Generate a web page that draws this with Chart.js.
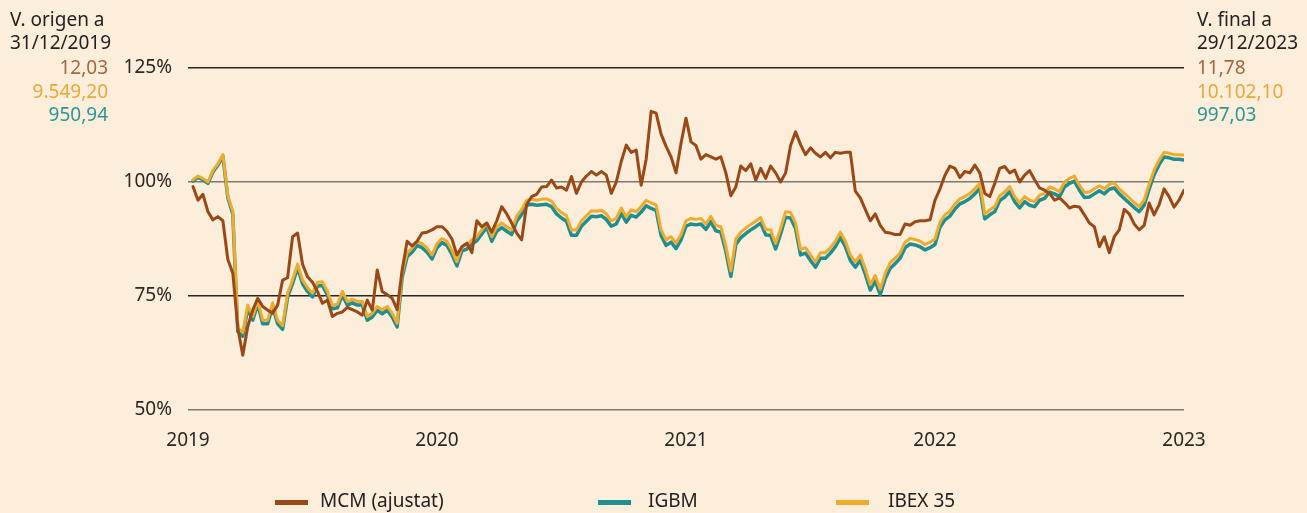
<!DOCTYPE html>
<html lang="ca">
<head>
  <meta charset="UTF-8">
  <title>MCM vs IGBM vs IBEX 35</title>
  <script src="https://cdn.jsdelivr.net/npm/chart.js@4.4.1/dist/chart.umd.min.js"></script>
  <style>
    html, body {
      margin: 0;
      padding: 0;
      background: #fdeedb;
    }
    #wrap {
      width: 1307px;
      height: 513px;
      position: relative;
    }
  </style>
</head>
<body>
  <div id="wrap"><canvas id="chart"></canvas></div>

  <script>
    // weekly-ish samples, base 100 = 31/12/2019
    const years = ['2019', '2020', '2021', '2022', '2023'];
    const perYear = 50;

    const mcm = [null,
      99.0, 96.0, 97.3, 93.5, 91.7, 92.4, 91.5, 83.0, 80.0, 68.0,
      62.0, 68.3, 71.9, 74.5, 72.7, 71.9, 71.2, 73.0, 78.5, 79.0,
      88.0, 88.8, 82.0, 79.2, 78.0, 76.0, 73.4, 74.1, 70.5, 71.2,
      71.5, 72.5, 72.0, 71.5, 70.8, 74.1, 71.9, 80.7, 76.0, 75.3,
      74.5, 72.0, 80.7, 87.0, 86.0, 87.0, 88.8, 89.0, 89.5, 90.2,
      90.2, 89.2, 87.5, 84.0, 85.8, 86.6, 84.5, 91.5, 90.2, 91.0,
      89.0, 91.5, 94.6, 93.0, 91.0, 88.8, 87.3, 95.0, 96.8, 97.3,
      98.9, 99.0, 100.4, 98.7, 98.9, 98.2, 101.2, 97.5, 100.0, 101.3,
      102.3, 101.5, 102.3, 101.5, 97.5, 100.0, 104.5, 108.1, 106.5, 107.0,
      99.3, 105.0, 115.5, 115.1, 110.5, 107.8, 105.5, 102.0, 108.5, 114.0,
      108.8, 108.0, 105.0, 106.0, 105.5, 105.0, 105.5, 102.0, 97.0, 98.9,
      103.5, 102.5, 104.0, 100.4, 103.0, 100.8, 103.5, 102.0, 100.0, 102.0,
      108.0, 111.0, 108.2, 106.0, 107.5, 106.3, 105.5, 106.5, 105.3, 106.5,
      106.3, 106.5, 106.5, 98.0, 96.5, 94.0, 91.5, 93.0, 90.5, 89.0,
      88.8, 88.5, 88.5, 90.8, 90.5, 91.3, 91.5, 91.5, 91.7, 96.0,
      98.5, 101.5, 103.5, 103.0, 101.0, 102.3, 102.0, 103.7, 102.0, 97.5,
      96.8, 99.7, 103.0, 103.4, 102.0, 102.6, 100.0, 101.5, 102.5, 100.5,
      98.7, 98.2, 97.5, 96.0, 96.5, 95.5, 94.3, 94.7, 94.5, 92.8,
      91.0, 90.2, 85.8, 88.0, 84.5, 88.0, 89.5, 94.0, 93.0, 90.8,
      89.5, 90.5, 95.4, 92.8, 95.0, 98.5, 96.8, 94.5, 96.0, 98.2
    ];

    const ibex = [null,
      100.5, 101.3, 100.8, 100.0, 102.5, 104.0, 106.0, 97.0, 93.5, 68.0,
      67.0, 73.0, 70.5, 74.0, 69.7, 69.7, 73.5, 69.7, 68.5, 75.6,
      78.5, 82.0, 78.5, 76.8, 75.6, 78.0, 78.1, 76.0, 73.0, 73.2,
      76.0, 73.8, 74.3, 73.8, 73.8, 70.5, 71.2, 72.7, 71.9, 72.7,
      71.2, 69.0, 80.0, 84.5, 85.5, 87.0, 86.5, 85.5, 84.0, 86.5,
      87.6, 87.0, 85.0, 82.5, 85.8, 86.2, 87.3, 88.0, 89.5, 91.0,
      88.0, 90.2, 91.0, 90.2, 89.5, 92.5, 94.0, 96.0, 96.2, 96.0,
      96.2, 96.3, 95.8, 94.2, 93.3, 92.6, 89.5, 89.5, 91.5, 92.6,
      93.7, 93.6, 93.8, 93.0, 91.5, 92.0, 94.3, 92.4, 93.9, 93.5,
      94.6, 96.0, 95.4, 95.0, 89.5, 87.3, 88.0, 86.6, 88.5, 91.5,
      92.0, 91.8, 92.0, 90.8, 92.5, 90.5, 90.2, 86.0, 80.5, 87.5,
      89.0, 89.9, 90.7, 91.4, 92.2, 89.6, 89.5, 86.5, 89.8, 93.5,
      93.3, 91.0, 85.2, 85.6, 84.0, 82.5, 84.5, 84.5, 85.6, 87.0,
      89.0, 87.0, 84.0, 82.5, 84.0, 81.0, 77.5, 79.5, 76.5, 80.0,
      82.3, 83.3, 84.5, 86.8, 87.6, 87.4, 87.0, 86.3, 86.8, 87.5,
      91.2, 92.8, 93.6, 95.2, 96.3, 96.8, 97.5, 98.5, 99.7, 93.0,
      93.9, 94.6, 97.0, 97.8, 99.0, 96.8, 95.4, 96.8, 96.0, 95.7,
      97.1, 97.5, 98.9, 98.5, 97.9, 100.0, 100.8, 101.3, 99.3, 97.7,
      97.8, 98.5, 99.2, 98.5, 99.5, 99.8, 98.5, 97.5, 96.5, 95.5,
      94.6, 96.0, 99.5, 102.6, 104.8, 106.5, 106.3, 106.0, 106.0, 105.9
    ];

    const igbm = [null,
      100.2, 101.0, 100.5, 99.7, 102.2, 103.7, 105.7, 96.6, 92.9, 67.2,
      66.2, 72.2, 69.7, 73.2, 68.9, 68.9, 72.7, 68.9, 67.7, 74.8,
      77.7, 81.2, 77.7, 76.0, 74.8, 77.2, 77.3, 75.2, 72.2, 72.4,
      75.2, 73.0, 73.5, 73.0, 73.0, 69.7, 70.4, 71.9, 71.1, 71.9,
      70.4, 68.2, 79.1, 83.6, 84.6, 86.1, 85.6, 84.6, 83.1, 85.6,
      86.7, 86.1, 84.1, 81.6, 84.9, 85.3, 86.4, 87.1, 88.6, 90.1,
      87.0, 89.2, 90.0, 89.2, 88.5, 91.4, 92.9, 94.9, 95.1, 94.9,
      95.0, 95.1, 94.6, 93.0, 92.1, 91.4, 88.3, 88.3, 90.3, 91.4,
      92.5, 92.4, 92.6, 91.8, 90.3, 90.8, 93.1, 91.2, 92.7, 92.3,
      93.4, 94.8, 94.2, 93.8, 88.3, 86.1, 86.8, 85.4, 87.3, 90.3,
      90.8, 90.6, 90.8, 89.6, 91.3, 89.3, 89.0, 84.8, 79.3, 86.3,
      87.8, 88.7, 89.5, 90.2, 91.0, 88.4, 88.3, 85.3, 88.6, 92.3,
      92.1, 89.8, 84.0, 84.4, 82.8, 81.3, 83.3, 83.3, 84.4, 85.8,
      87.8, 85.8, 82.8, 81.3, 82.8, 79.8, 76.3, 78.3, 75.3, 78.8,
      81.1, 82.1, 83.3, 85.6, 86.4, 86.2, 85.8, 85.1, 85.6, 86.3,
      90.1, 91.7, 92.5, 94.1, 95.2, 95.7, 96.4, 97.4, 98.6, 91.9,
      92.8, 93.5, 95.9, 96.7, 97.9, 95.7, 94.3, 95.7, 94.9, 94.6,
      96.0, 96.4, 97.8, 97.4, 96.8, 98.9, 99.7, 100.2, 98.2, 96.6,
      96.7, 97.4, 98.1, 97.4, 98.4, 98.7, 97.4, 96.4, 95.4, 94.4,
      93.5, 94.9, 98.4, 101.6, 103.8, 105.5, 105.3, 105.0, 105.0, 104.8
    ];

    const seriesNames = ['MCM (ajustat)', 'IBEX 35', 'IGBM'];
    const startValues = ['12,03', '9.549,20', '950,94'];   // MCM, IBEX, IGBM
    const endValues = ['11,78', '10.102,10', '997,03'];
    const yTicks = [50, 75, 100, 125];

    const colors = {
      mcm: '#9a4916',
      ibex: '#f0ab2c',
      igbm: '#1f8e8e'
    };
    const textColors = ['#a7663f', '#eba838', '#2b9696'];
    const FONT = '"Noto Sans", sans-serif';

    const labels = mcm.map((_, i) => i);

    // header values + custom legend
    const extras = {
      id: 'extras',
      afterDraw(chart) {
        const ctx = chart.ctx;
        ctx.save();
        ctx.font = '19px ' + FONT;
        ctx.textBaseline = 'middle';
        // left block
        ctx.fillStyle = '#222';
        ctx.textAlign = 'left';
        ctx.fillText('V. origen a', 10, 21);
        ctx.fillText('31/12/2019', 10, 44);
        ctx.textAlign = 'right';
        const ys = [69, 93, 116];
        startValues.forEach((v, i) => {
          ctx.fillStyle = textColors[i];
          ctx.fillText(v, 108, ys[i]);
        });
        // right block
        ctx.textAlign = 'left';
        ctx.fillStyle = '#222';
        ctx.fillText('V. final a', 1197, 21);
        ctx.fillText('29/12/2023', 1197, 44);
        endValues.forEach((v, i) => {
          ctx.fillStyle = textColors[i];
          ctx.fillText(v, 1197, ys[i]);
        });
        // legend
        const items = [
          { label: seriesNames[0], color: colors.mcm, x: 275, tx: 320 },
          { label: seriesNames[2], color: colors.igbm, x: 598, tx: 648 },
          { label: seriesNames[1], color: colors.ibex, x: 836, tx: 888 }
        ];
        items.forEach(it => {
          ctx.fillStyle = it.color;
          ctx.fillRect(it.x, 500, 33, 5);
          ctx.fillStyle = '#222';
          ctx.fillText(it.label, it.tx, 502);
        });
        ctx.restore();
      }
    };

    const gridColor = v => (v === 125 || v === 75) ? '#262320' : '#7c7872';

    new Chart(document.getElementById('chart'), {
      type: 'line',
      plugins: [extras],
      data: {
        labels,
        datasets: [
          { label: seriesNames[0], data: mcm, borderColor: colors.mcm, borderWidth: 3 },
          { label: seriesNames[1], data: ibex, borderColor: colors.ibex, borderWidth: 3 },
          { label: seriesNames[2], data: igbm, borderColor: colors.igbm, borderWidth: 3.5 }
        ]
      },
      options: {
        responsive: true,
        maintainAspectRatio: false,
        animation: false,
        layout: { padding: { top: 68, right: 123, left: 0, bottom: 0 } },
        elements: {
          point: { radius: 0 },
          line: { tension: 0, borderJoinStyle: 'round', borderCapStyle: 'round' }
        },
        plugins: {
          legend: { display: false },
          tooltip: { enabled: false }
        },
        scales: {
          x: {
            type: 'linear',
            min: 0,
            max: perYear * (years.length - 1),
            border: { display: false },
            grid: { display: false },
            afterFit(scale) { scale.height = 103; },
            afterBuildTicks(scale) {
              scale.ticks = years.map((_, i) => ({ value: i * perYear }));
            },
            ticks: {
              padding: 11,
              maxRotation: 0,
              color: '#2a2724',
              font: { family: FONT, size: 19 },
              callback: v => years[v / perYear]
            }
          },
          y: {
            min: 50,
            max: 125,
            border: { display: false },
            afterFit(scale) { scale.width = 188; },
            afterBuildTicks(scale) {
              scale.ticks = yTicks.map(v => ({ value: v }));
            },
            grid: {
              drawTicks: false,
              color: ctx => gridColor(ctx.tick.value),
              lineWidth: 1.6
            },
            ticks: {
              padding: 16,
              color: '#2a2724',
              font: { family: FONT, size: 19 },
              callback: v => v + '%'
            }
          }
        }
      }
    });
  </script>
</body>
</html>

:: PROBLEM DESCRIPTION ::
Your task is to restate word for word the lines from the top of the data to the line containing "const perYear = 50;", both ends included, with every picture left out.

:: WRITTEN REPLY ::
Generate a web page that draws this with Chart.js.
<!DOCTYPE html>
<html lang="ca">
<head>
  <meta charset="UTF-8">
  <title>MCM vs IGBM vs IBEX 35</title>
  <script src="https://cdn.jsdelivr.net/npm/chart.js@4.4.1/dist/chart.umd.min.js"></script>
  <style>
    html, body {
      margin: 0;
      padding: 0;
      background: #fdeedb;
    }
    #wrap {
      width: 1307px;
      height: 513px;
      position: relative;
    }
  </style>
</head>
<body>
  <div id="wrap"><canvas id="chart"></canvas></div>

  <script>
    // weekly-ish samples, base 100 = 31/12/2019
    const years = ['2019', '2020', '2021', '2022', '2023'];
    const perYear = 50;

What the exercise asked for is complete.